§ WHAT YOU WILL DO
Leave out the pictures, and write out exactly the lines from the beginning of the material to the line holding "from matplotlib.colors import", that line included, and nothing else.
>> begin DATA EXCERPT
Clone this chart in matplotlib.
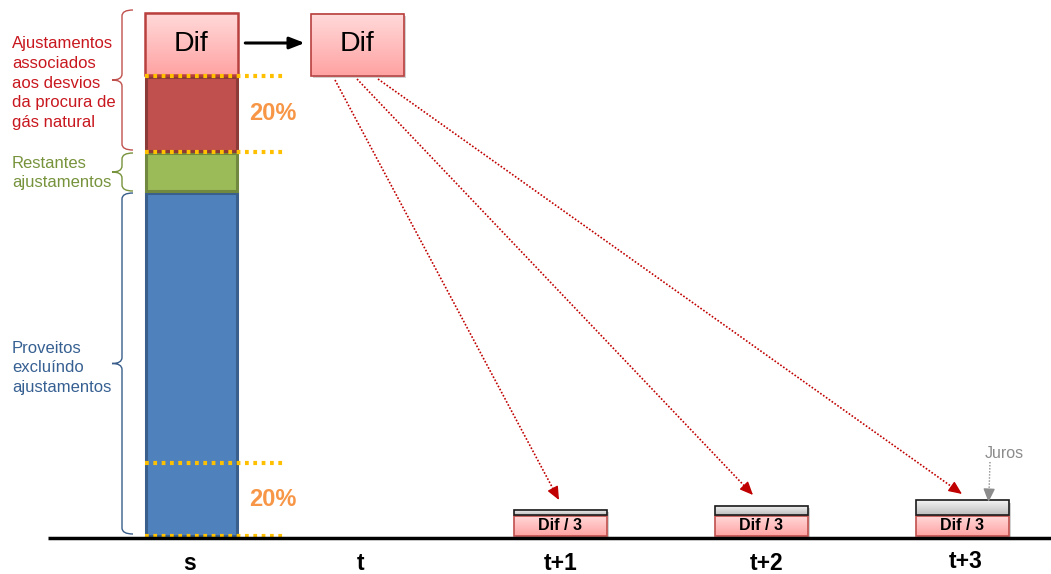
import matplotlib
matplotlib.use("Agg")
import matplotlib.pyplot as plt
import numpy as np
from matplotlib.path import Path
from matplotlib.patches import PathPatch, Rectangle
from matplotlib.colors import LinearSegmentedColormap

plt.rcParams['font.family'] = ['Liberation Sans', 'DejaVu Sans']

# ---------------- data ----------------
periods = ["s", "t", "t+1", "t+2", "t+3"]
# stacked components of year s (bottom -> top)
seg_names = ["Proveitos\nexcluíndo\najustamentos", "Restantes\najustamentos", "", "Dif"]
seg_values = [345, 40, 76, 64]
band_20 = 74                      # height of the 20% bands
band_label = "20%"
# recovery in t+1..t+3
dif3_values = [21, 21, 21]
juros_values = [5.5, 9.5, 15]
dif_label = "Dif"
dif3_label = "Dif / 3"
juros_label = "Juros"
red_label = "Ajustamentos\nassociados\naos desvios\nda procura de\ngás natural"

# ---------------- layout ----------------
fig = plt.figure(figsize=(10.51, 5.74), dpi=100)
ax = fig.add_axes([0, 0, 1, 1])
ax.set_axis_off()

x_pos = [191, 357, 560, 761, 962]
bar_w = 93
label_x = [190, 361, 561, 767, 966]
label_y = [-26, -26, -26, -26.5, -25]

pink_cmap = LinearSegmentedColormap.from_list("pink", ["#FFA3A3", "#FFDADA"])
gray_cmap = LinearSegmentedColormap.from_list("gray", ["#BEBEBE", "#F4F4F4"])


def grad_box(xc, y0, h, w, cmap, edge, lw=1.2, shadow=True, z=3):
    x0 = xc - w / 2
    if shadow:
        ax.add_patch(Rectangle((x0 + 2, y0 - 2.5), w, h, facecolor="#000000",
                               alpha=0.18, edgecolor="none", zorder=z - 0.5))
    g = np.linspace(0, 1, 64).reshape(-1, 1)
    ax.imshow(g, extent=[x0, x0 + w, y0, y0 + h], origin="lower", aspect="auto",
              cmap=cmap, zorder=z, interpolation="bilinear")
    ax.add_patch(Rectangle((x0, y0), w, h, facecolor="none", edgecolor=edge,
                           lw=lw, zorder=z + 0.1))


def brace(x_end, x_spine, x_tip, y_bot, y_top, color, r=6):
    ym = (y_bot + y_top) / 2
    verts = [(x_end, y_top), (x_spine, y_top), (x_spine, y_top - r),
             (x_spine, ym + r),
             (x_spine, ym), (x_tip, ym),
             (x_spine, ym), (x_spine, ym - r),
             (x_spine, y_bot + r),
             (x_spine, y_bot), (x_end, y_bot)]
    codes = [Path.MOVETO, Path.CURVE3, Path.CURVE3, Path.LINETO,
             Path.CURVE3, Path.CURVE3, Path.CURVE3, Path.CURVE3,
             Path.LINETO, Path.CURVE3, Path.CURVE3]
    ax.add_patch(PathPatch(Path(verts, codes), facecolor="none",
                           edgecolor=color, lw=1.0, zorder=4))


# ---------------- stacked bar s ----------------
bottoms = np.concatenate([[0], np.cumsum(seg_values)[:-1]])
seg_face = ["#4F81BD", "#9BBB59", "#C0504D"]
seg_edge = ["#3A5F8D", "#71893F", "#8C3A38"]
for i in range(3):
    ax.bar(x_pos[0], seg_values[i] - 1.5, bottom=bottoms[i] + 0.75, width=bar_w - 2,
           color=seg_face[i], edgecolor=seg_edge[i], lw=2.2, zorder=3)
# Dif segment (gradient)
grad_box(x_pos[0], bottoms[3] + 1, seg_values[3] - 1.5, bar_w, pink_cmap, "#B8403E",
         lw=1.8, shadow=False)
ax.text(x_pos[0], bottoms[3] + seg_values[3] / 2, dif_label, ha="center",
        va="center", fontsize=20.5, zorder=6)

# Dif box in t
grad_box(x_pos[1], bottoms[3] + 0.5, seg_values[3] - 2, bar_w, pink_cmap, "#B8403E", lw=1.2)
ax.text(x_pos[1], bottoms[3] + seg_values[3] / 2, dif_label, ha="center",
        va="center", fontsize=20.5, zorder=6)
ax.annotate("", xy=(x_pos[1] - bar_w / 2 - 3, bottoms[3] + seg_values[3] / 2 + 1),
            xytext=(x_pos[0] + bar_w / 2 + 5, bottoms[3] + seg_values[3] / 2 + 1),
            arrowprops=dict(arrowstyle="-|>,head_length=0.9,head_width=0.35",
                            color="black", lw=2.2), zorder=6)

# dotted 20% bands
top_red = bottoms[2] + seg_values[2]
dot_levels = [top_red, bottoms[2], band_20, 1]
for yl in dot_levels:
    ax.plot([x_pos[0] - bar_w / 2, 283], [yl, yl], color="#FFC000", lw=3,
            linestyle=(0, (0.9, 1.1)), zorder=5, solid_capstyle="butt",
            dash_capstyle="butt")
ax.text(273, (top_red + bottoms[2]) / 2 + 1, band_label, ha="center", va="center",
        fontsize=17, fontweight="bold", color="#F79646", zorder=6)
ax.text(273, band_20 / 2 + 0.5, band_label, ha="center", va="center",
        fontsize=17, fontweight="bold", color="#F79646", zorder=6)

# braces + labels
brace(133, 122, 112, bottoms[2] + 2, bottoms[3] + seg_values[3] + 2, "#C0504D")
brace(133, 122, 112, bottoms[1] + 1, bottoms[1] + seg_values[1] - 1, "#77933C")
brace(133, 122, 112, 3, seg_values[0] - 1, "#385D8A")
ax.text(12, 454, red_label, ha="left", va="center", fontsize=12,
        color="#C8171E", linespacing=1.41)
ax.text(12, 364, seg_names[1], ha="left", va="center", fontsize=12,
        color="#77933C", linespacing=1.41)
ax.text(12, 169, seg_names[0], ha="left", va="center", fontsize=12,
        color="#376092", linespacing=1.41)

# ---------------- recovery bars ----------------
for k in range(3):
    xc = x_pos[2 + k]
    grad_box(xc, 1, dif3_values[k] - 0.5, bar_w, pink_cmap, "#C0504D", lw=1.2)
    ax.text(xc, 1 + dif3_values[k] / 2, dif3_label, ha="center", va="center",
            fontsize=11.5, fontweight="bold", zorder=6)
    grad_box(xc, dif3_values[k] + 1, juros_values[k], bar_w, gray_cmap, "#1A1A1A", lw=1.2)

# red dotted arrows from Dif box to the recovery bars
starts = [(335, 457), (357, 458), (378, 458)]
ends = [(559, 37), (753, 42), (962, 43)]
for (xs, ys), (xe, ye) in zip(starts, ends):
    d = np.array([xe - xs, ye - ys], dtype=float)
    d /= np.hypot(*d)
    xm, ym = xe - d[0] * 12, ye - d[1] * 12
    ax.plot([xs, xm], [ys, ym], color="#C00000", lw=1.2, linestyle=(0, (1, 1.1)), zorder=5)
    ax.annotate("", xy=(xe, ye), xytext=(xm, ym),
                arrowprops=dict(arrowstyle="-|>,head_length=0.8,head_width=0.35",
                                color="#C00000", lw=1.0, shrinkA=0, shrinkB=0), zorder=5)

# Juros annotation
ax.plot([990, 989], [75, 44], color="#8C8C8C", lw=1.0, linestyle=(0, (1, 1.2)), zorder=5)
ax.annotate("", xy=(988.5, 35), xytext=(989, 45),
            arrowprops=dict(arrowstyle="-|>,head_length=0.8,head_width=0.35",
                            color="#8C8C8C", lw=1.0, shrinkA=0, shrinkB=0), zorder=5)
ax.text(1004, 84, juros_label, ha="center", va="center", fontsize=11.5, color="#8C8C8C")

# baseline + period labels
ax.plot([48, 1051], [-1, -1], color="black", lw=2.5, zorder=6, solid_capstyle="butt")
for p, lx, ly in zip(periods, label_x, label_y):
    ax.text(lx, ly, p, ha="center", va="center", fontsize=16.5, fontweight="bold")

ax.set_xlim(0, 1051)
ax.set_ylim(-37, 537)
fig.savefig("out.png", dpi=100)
>> end DATA EXCERPT
§ THE REPLY
Clone this chart in matplotlib.
import matplotlib
matplotlib.use("Agg")
import matplotlib.pyplot as plt
import numpy as np
from matplotlib.path import Path
from matplotlib.patches import PathPatch, Rectangle
from matplotlib.colors import LinearSegmentedColormap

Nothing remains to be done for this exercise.